2. In line with the above, do not spend much time on the boards. Research, and vent if needs be, then get out asap. It's very easy to keep reading about this stuff, but it's like pouring salt into a wound. Many of the people online are well-intentioned but will not ultimately help you out of this. Even 'venting' is of dubious worth, in my opinion.

3. Be open about hair loss and how it bothers you (with close allies). When hair loss hits you hard, it's very tempting to think that even mentioning it is a sign of weakness. I discovered that sensitivity and weakness are two very different things. It's actually a sign of strength to talk about this stuff occasionally, and you can often get much better insights than you would through posting a question on a hair loss board. Don't go moping around to everyone, but if a close friend asks you about it - try being honest and see what happens.

4. Don't feel bad for compensating. For some reason I used to see trying to make money or put on muscle as a loser's game for hair loss. It isn't really. You have to control what you have, and there is no shame at all in making the most of what you can change.

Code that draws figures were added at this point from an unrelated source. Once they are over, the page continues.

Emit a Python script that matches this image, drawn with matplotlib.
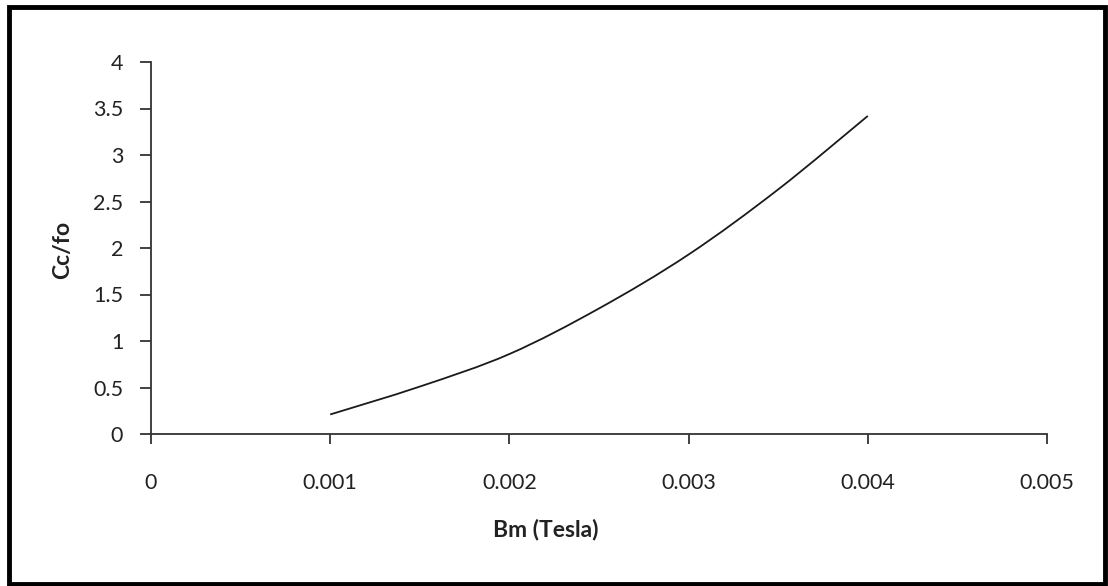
import matplotlib
matplotlib.use("Agg")
import matplotlib.pyplot as plt
from matplotlib.patches import Rectangle, PathPatch
from matplotlib.path import Path

bm = [0.001, 0.0015, 0.002, 0.0025, 0.003, 0.0035, 0.004]
cc_fo = [0.21, 0.51, 0.86, 1.35, 1.93, 2.63, 3.42]
x_ticks = [0, 0.001, 0.002, 0.003, 0.004, 0.005]
x_tick_labels = ["0", "0.001", "0.002", "0.003", "0.004", "0.005"]
y_ticks = [0, 0.5, 1, 1.5, 2, 2.5, 3, 3.5, 4]
y_tick_labels = ["0", "0.5", "1", "1.5", "2", "2.5", "3", "3.5", "4"]

plt.rcParams['font.family'] = ['Lato', 'DejaVu Sans']

W, H = 1108, 586
fig = plt.figure(figsize=(W / 100, H / 100), dpi=100)
ax = fig.add_axes([151 / W, 1 - 434 / H, (1047 - 151) / W, (434 - 62) / H])

# smoothed line (Catmull-Rom style Bezier, like a spreadsheet "smoothed line")
verts = [(bm[0], cc_fo[0])]
codes = [Path.MOVETO]
n = len(bm)
for i in range(n - 1):
    p0 = (bm[max(i - 1, 0)], cc_fo[max(i - 1, 0)])
    p1 = (bm[i], cc_fo[i])
    p2 = (bm[i + 1], cc_fo[i + 1])
    p3 = (bm[min(i + 2, n - 1)], cc_fo[min(i + 2, n - 1)])
    c1 = (p1[0] + (p2[0] - p0[0]) / 6, p1[1] + (p2[1] - p0[1]) / 6)
    c2 = (p2[0] - (p3[0] - p1[0]) / 6, p2[1] - (p3[1] - p1[1]) / 6)
    verts += [c1, c2, p2]
    codes += [Path.CURVE4] * 3
ax.add_patch(PathPatch(Path(verts, codes), fill=False, edgecolor="#1a1a1a", lw=1.3))

ax.set_xlim(0, 0.005)
ax.set_ylim(0, 4)
ax.set_xticks(x_ticks)
ax.set_xticklabels(x_tick_labels)
ax.set_yticks(y_ticks)
ax.set_yticklabels(y_tick_labels)

for s in ["top", "right"]:
    ax.spines[s].set_visible(False)
for s in ["left", "bottom"]:
    ax.spines[s].set_color("#333333")
    ax.spines[s].set_linewidth(1.3)

ax.tick_params(axis="x", direction="out", length=7, width=1.3, color="#333333",
               pad=21, labelsize=15.5, labelcolor="#222222")
ax.tick_params(axis="y", direction="out", length=8, width=1.3, color="#333333",
               pad=12, labelsize=15.5, labelcolor="#222222")

fig.text(546 / W, 1 - 530 / H, "Bm (Tesla)", ha="center", va="center",
         fontsize=16.5, fontweight="bold", color="#222222")
fig.text(63 / W, 1 - 250 / H, "Cc/fo", ha="center", va="center", rotation=90,
         fontsize=16.5, fontweight="bold", color="#222222")

fig.patches.append(Rectangle((9 / W, 2 / H), (W - 12) / W, (H - 9) / H,
                             transform=fig.transFigure, fill=False,
                             edgecolor="black", linewidth=3.5))

fig.savefig("out.png", dpi=100, facecolor="white")
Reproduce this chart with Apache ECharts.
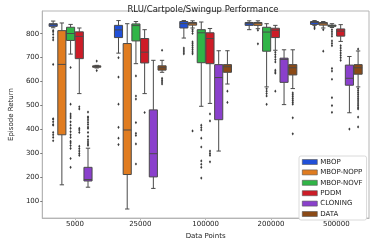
<!DOCTYPE html>
<html><head><meta charset="utf-8">
<script src="https://cdn.jsdelivr.net/npm/echarts@6/dist/echarts.min.js"></script>
<style>html,body{margin:0;padding:0;background:#fff}#c{width:374px;height:245px}</style>
</head><body><div id="c"></div>
<script>
const categories = ['5000', '25000', '100000', '200000', '500000'];
const methods = ['MBOP', 'MBOP-NOPP', 'MBOP-NOVF', 'PDDM', 'CLONING', 'DATA'];
const yTicks = [100, 200, 300, 400, 500, 600, 700, 800];

// box stats per category: [lowWhisker, q1, median, q3, highWhisker]
const mbopBox = [[825,831,838,842,853],[719,784,816,835,855],[782,824,842,851,855],[817,835,842,847,854],[835,839,847,851,855]];
const mbopNoppBox = [[169,378,672,813,845],[68,212,398,759,842],[824,836,842,847,854],[821,835,842,847,854],[824,836,842,847,851]];
const mbopNovfBox = [[715,772,801,827,839],[675,770,834,841,851],[497,679,804,817,849],[578,727,807,827,842],[826,831,834,836,842]];
const pddmBox = [[550,696,789,808,824],[550,678,723,780,817],[509,675,780,804,822],[731,784,815,823,835],[768,790,811,820,838]];
const cloningBox = [[159,185,191,242,322],[154,202,299,482,689],[310,441,617,671,729],[504,597,693,698,733],[470,585,614,669,705]];
const dataBox = [[657,660,663,666,668],[639,648,658,666,689],[590,639,662,671,729],[571,628,658,671,733],[578,631,658,671,728]];

// outliers per category
const mbopOut = [[814,808,797,784,774,672,445,443,432,421,418,388,378,367,353],[700,619,506,409,364,337],[740,732,724,716],[],[828,821]];
const mbopNoppOut = [[],[],[817,810,801,766,758,750,741,733,724,716,394],[815,758],[817,727]];
const mbopNovfOut = [[659,506,465,456,448,432,418,405,391,378,367,351,344,333,321,279,242],[624,540,527,429,384,375,340,256],[418,408,398,364,327,269,255,242,197],[570,560,550,540,505],[817,808,799,790,770,760,750,655,644,610,533,500,472]];
const pddmOut = [[495,486,405,398,388,330,320,310,300,292],[471],[465,436,310,300,292,265],[723,713,703,692,682,648,640,635,560],[750,740,730,720,710,700,689]];
const cloningOut = [[473,453,449,440,430,421,410,405,388,371,357,348,340,334],[],[],[],[402]];
const dataOut = [[686,646],[731,614,606,598,590],[560,513],[553,545,537,529,521,513,506,449,382],[736,571,563,555,547,539,531,523,515,507,499,491,486,452,411]];

const colors = ['#2150d8', '#e07c20', '#30b547', '#cd1c27', '#8a40cc', '#8b4a16'];
const boxes = [mbopBox, mbopNoppBox, mbopNovfBox, pddmBox, cloningBox, dataBox];
const outs = [mbopOut, mbopNoppOut, mbopNovfOut, pddmOut, cloningOut, dataOut];

const EDGE = '#4a4a4a';
const nM = methods.length;

function boxRender(k) {
  return function (params, api) {
    const ci = api.value(0);
    const bw = api.size([1, 0])[0];
    const w = bw * 0.8 / nM;
    const off = (k - (nM - 1) / 2) * w;
    const pLow = api.coord([ci, api.value(1)]);
    const pQ1 = api.coord([ci, api.value(2)]);
    const pMed = api.coord([ci, api.value(3)]);
    const pQ3 = api.coord([ci, api.value(4)]);
    const pHigh = api.coord([ci, api.value(5)]);
    const cx = pLow[0] + off;
    const hw = w / 2 - 0.3;
    const cap = w * 0.25;
    const ls = { stroke: EDGE, lineWidth: 1 };
    return {
      type: 'group',
      children: [
        { type: 'line', shape: { x1: cx, y1: pQ1[1], x2: cx, y2: pLow[1] }, style: ls },
        { type: 'line', shape: { x1: cx, y1: pQ3[1], x2: cx, y2: pHigh[1] }, style: ls },
        { type: 'line', shape: { x1: cx - cap, y1: pLow[1], x2: cx + cap, y2: pLow[1] }, style: ls },
        { type: 'line', shape: { x1: cx - cap, y1: pHigh[1], x2: cx + cap, y2: pHigh[1] }, style: ls },
        { type: 'rect', shape: { x: cx - hw, y: pQ3[1], width: hw * 2, height: Math.max(pQ1[1] - pQ3[1], 1) },
          style: { fill: colors[k], stroke: EDGE, lineWidth: 1 } },
        { type: 'line', shape: { x1: cx - hw, y1: pMed[1], x2: cx + hw, y2: pMed[1] }, style: ls }
      ]
    };
  };
}
function outRender(k) {
  return function (params, api) {
    const ci = api.value(0);
    const bw = api.size([1, 0])[0];
    const w = bw * 0.8 / nM;
    const off = (k - (nM - 1) / 2) * w;
    const p = api.coord([ci, api.value(1)]);
    const cx = p[0] + off, cy = p[1];
    return { type: 'polygon', shape: { points: [[cx, cy - 1.6], [cx + 1.1, cy], [cx, cy + 1.6], [cx - 1.1, cy]] },
      style: { fill: '#3a3a3a' } };
  };
}

const series = [];
methods.forEach(function (m, k) {
  series.push({
    name: m, type: 'custom', renderItem: boxRender(k),
    itemStyle: { color: colors[k], borderColor: EDGE, borderWidth: 0.8 },
    encode: { x: 0, y: [1, 2, 3, 4, 5] },
    data: boxes[k].map(function (b, i) { return [i].concat(b); }),
    z: 2
  });
});
methods.forEach(function (m, k) {
  const d = [];
  outs[k].forEach(function (arr, i) { arr.forEach(function (v) { d.push([i, v]); }); });
  series.push({
    name: m + ' outliers', type: 'custom', renderItem: outRender(k),
    encode: { x: 0, y: 1 }, data: d, z: 3, silent: true
  });
});

const AX = '#b5b5b5';
const chart = echarts.init(document.getElementById('c'), null, { renderer: 'canvas' });
chart.setOption({
  animation: false,
  textStyle: { fontFamily: 'DejaVu Sans' },
  title: {
    text: 'RLU/Cartpole/Swingup Performance', left: 198, textAlign: 'center', top: 0,
    textStyle: { fontSize: 8.5, fontWeight: 'normal', color: '#222', fontFamily: 'DejaVu Sans' }
  },
  grid: { left: 27, right: 5, top: 11, bottom: 21, show: true, borderColor: AX, borderWidth: 1 },
  legend: {
    data: methods, orient: 'vertical', left: 299, top: 156,
    itemWidth: 15, itemHeight: 5, itemGap: 2.4, icon: 'rect',
    padding: [2, 4, 2, 3],
    backgroundColor: '#fff', borderColor: '#d0d0d0', borderWidth: 0.8, borderRadius: 2,
    textStyle: { fontSize: 7, color: '#222', lineHeight: 8, padding: [0, 0, 0, -2] },
    itemStyle: { borderColor: '#555', borderWidth: 0.6 }
  },
  xAxis: {
    type: 'category', data: categories, boundaryGap: true,
    name: 'Data Points', nameLocation: 'middle', nameGap: 12,
    nameTextStyle: { fontSize: 7, color: '#222' },
    axisLine: { lineStyle: { color: AX } },
    axisTick: { show: true, alignWithLabel: true, length: 2, lineStyle: { color: AX } },
    axisLabel: { fontSize: 7, color: '#222', margin: 3 },
    splitLine: { show: false }
  },
  yAxis: {
    type: 'value', min: 30, max: 895,
    name: 'Episode Return', nameLocation: 'middle', nameGap: 20,
    nameTextStyle: { fontSize: 7, color: '#222' },
    axisLine: { show: true, lineStyle: { color: AX } },
    axisTick: { show: true, length: 2, lineStyle: { color: '#777' }, customValues: yTicks },
    axisLabel: { fontSize: 7, color: '#222', margin: 3, customValues: yTicks },
    splitLine: { show: false }
  },
  series: series
});
</script></body></html>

5. Learn to let the 'old you' go. This was the hardest one for me. With hair loss, for many of us there really is no going back. You may never be the cheeky chappy with girls going after you like you were at 18, but you have to deal with that. Life can be good, it can even be better than before if you make the right changes - but you have to let the past go first.

6. Accept that life is unfair. Yes, you will now have to work harder than NW1s in life - there is no avoiding that. You can either b**ch about how unfair that is, or spend that time and energy actually putting in that effort to get to where you need to be.

7. Enjoy it while you can. It's now obvious to me that life - and particularly youth - is really, really fleeting. Many of you won't look back in 30 years and curse the way your hair was, but curse the fact that you spent so much time and effort slowing down the decline while you missed out on having fun.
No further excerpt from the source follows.